You have two problems here: discovering how much memory is in use, and managing a cache. I'm not sure that the two are really closely related, although they may be.
Discovering how much memory an object uses isn't extremely difficult: one excellent article you can use for reference is "Sizeof for Java" from JavaWorld. It escapes the whole garbage collection fiasco, which has a ton of holes in it (it's slow, it doesn't count the object but the heap - meaning that other objects factor into your results that you may not want, etc.)
Managing the time to initialize the cache is another problem. I work for a company that has a data grid as a product, and thus I'm biased; be aware.

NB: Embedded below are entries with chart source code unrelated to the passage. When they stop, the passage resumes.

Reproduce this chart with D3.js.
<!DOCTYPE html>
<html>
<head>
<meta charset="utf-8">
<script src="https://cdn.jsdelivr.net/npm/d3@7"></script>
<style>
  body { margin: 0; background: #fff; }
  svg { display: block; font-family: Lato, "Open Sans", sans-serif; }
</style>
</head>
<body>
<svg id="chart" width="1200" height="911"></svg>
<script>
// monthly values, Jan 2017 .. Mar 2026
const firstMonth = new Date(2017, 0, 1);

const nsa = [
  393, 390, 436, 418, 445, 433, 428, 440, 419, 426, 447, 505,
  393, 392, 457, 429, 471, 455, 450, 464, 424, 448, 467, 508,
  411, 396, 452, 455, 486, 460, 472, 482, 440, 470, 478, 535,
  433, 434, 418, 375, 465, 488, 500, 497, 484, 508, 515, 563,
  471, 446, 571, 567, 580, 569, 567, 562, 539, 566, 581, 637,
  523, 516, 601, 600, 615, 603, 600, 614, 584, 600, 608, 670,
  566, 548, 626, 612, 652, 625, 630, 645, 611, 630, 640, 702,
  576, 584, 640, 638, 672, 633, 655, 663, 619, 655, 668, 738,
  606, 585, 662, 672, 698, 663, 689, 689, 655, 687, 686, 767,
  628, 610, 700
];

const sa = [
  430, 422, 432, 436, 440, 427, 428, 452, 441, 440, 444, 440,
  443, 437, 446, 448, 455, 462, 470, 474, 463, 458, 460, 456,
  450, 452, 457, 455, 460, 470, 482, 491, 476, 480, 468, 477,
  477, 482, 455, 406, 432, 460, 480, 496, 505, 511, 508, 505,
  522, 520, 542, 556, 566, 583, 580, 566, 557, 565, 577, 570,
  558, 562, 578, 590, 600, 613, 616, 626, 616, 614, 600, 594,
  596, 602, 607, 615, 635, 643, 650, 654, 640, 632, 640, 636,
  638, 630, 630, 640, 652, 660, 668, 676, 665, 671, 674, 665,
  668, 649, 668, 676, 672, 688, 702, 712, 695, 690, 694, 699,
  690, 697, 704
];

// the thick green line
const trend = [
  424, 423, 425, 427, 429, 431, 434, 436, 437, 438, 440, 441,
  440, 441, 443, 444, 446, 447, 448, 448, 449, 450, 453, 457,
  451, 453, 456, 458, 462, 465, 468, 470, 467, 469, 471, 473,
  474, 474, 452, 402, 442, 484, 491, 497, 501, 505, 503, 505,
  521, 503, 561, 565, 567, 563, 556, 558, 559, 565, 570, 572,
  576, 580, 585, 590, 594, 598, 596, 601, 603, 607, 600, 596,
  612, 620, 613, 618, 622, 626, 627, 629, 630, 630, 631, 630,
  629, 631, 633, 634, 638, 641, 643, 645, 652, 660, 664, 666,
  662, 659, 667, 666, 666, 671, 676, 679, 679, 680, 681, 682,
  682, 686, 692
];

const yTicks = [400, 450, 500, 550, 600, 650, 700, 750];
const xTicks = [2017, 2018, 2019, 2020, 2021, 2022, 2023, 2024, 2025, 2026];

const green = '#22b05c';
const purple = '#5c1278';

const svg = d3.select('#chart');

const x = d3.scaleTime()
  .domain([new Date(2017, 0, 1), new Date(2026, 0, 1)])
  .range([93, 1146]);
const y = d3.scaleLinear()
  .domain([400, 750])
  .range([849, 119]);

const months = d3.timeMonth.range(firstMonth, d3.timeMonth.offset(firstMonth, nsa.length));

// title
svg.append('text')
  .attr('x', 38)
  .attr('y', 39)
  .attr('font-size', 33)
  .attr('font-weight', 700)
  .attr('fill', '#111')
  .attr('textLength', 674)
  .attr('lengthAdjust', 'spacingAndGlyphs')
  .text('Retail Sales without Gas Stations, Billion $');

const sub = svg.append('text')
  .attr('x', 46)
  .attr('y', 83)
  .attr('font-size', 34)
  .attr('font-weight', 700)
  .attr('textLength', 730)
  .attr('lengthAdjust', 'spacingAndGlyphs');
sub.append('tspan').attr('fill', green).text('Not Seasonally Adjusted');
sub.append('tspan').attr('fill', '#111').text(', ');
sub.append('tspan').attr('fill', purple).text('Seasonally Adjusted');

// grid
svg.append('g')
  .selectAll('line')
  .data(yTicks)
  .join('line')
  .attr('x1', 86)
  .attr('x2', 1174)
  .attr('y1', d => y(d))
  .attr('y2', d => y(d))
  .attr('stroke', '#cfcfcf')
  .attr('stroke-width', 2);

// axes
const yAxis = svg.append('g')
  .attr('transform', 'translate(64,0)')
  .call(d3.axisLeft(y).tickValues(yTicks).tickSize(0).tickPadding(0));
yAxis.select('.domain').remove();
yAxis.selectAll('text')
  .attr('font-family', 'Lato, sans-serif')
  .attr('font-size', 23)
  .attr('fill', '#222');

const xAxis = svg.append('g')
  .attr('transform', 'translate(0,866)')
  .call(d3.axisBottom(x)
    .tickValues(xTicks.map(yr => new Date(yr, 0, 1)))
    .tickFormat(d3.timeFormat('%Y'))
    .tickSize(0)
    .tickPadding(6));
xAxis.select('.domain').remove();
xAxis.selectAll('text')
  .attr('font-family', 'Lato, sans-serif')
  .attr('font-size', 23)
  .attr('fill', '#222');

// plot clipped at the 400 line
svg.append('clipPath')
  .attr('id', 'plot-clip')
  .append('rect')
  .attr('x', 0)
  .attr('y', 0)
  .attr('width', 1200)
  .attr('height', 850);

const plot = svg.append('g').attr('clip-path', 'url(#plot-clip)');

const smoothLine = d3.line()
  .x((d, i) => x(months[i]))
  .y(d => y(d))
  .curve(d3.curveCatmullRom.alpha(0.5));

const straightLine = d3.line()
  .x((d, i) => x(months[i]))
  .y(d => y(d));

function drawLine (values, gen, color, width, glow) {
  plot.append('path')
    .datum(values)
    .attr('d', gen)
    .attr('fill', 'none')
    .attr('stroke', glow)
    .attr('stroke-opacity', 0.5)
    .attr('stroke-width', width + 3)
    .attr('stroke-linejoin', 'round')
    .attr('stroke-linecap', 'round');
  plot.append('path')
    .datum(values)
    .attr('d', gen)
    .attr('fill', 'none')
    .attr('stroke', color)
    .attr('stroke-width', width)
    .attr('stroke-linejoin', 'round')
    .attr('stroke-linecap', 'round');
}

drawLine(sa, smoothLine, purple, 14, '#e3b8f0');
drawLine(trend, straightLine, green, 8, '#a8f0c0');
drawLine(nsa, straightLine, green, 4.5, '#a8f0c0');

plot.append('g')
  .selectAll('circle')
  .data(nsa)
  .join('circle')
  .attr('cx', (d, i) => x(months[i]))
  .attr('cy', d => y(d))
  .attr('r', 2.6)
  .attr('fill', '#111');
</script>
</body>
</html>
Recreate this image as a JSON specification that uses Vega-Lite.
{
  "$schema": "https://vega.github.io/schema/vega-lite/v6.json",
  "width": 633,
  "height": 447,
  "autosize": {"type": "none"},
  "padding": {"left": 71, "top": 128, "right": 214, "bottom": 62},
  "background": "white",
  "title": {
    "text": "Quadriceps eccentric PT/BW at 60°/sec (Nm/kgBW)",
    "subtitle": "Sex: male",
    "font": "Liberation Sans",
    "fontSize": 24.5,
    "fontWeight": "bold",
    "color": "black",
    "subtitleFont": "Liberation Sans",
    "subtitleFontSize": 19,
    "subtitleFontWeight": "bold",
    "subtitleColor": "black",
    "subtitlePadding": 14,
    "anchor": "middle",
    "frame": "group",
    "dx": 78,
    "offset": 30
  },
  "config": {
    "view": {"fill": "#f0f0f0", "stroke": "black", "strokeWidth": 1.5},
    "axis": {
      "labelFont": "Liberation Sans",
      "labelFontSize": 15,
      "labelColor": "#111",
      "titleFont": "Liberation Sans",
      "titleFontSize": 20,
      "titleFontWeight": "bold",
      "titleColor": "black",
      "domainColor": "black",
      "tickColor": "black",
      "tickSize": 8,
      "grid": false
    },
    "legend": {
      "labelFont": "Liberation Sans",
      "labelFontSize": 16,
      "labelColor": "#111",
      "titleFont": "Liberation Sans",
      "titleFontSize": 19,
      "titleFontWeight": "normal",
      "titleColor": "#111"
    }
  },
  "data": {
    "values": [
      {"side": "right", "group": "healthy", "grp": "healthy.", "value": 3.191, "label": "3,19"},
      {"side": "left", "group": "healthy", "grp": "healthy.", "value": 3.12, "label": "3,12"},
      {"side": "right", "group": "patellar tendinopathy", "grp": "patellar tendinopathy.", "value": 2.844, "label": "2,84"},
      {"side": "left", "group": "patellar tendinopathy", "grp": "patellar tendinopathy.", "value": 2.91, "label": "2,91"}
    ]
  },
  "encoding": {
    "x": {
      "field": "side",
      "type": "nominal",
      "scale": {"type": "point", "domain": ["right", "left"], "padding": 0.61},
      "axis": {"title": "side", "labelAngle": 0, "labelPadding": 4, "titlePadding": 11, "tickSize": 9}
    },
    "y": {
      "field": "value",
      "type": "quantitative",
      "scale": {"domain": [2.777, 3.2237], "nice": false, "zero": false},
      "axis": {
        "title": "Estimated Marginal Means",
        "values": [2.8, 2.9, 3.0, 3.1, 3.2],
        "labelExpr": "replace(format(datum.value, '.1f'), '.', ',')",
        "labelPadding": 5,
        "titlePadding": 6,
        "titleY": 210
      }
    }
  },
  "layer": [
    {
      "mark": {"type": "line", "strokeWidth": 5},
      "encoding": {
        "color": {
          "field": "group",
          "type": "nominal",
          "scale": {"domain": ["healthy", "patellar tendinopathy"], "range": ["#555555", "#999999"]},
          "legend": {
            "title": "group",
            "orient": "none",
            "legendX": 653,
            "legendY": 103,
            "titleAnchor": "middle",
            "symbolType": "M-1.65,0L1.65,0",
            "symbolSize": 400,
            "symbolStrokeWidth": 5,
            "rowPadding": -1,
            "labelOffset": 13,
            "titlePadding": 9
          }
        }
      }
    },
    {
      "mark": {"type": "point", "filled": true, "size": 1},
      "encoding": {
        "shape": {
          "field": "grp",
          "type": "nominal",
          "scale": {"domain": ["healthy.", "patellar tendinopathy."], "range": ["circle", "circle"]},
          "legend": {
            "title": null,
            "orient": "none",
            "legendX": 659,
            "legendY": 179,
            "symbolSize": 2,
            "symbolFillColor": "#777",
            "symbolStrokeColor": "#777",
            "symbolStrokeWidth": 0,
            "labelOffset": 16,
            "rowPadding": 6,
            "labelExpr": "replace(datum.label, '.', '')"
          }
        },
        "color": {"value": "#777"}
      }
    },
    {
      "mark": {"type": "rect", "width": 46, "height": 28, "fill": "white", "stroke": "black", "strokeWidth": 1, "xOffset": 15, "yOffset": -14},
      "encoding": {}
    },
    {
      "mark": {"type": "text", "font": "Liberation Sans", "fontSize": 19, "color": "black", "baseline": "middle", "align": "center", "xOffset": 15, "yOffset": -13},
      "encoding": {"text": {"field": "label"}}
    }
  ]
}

One option is not using a cache at all, but using a data grid. I work for GigaSpaces Technologies, and I feel ours is the best; we can load data from a database on startup, and hold your data there as a distributed, transactional data store in memory (so your greatest cost is network access.) We have a community edition as well as full-featured platforms, depending on your need and budget. (The community edition is free.) We support various protocols, including JDBC, JPA, JMS, Memcached, a Map API (similar to JCache), and a native API.
Other similar options include Coherence, which is itself a data grid, and Terracotta DSO, which can distribute an object graph on a JVM heap.
You can also look at the cache projects themselves: Two include Ehcache and OSCache. (Again: bias. I was one of the people who started OpenSymphony, so I've a soft spot for OSCache.) In your case, what would happen is not a preload of cache - note that I don't know your application, so I'm guessing and might be wrong - but a cache on demand. When you acquire data, you'd check the cache for data first and fetch from the DB only if the data is not in cache, and load the cache on read.
Of course, you can also look at memcached, although I obviously prefer my employer's offering here.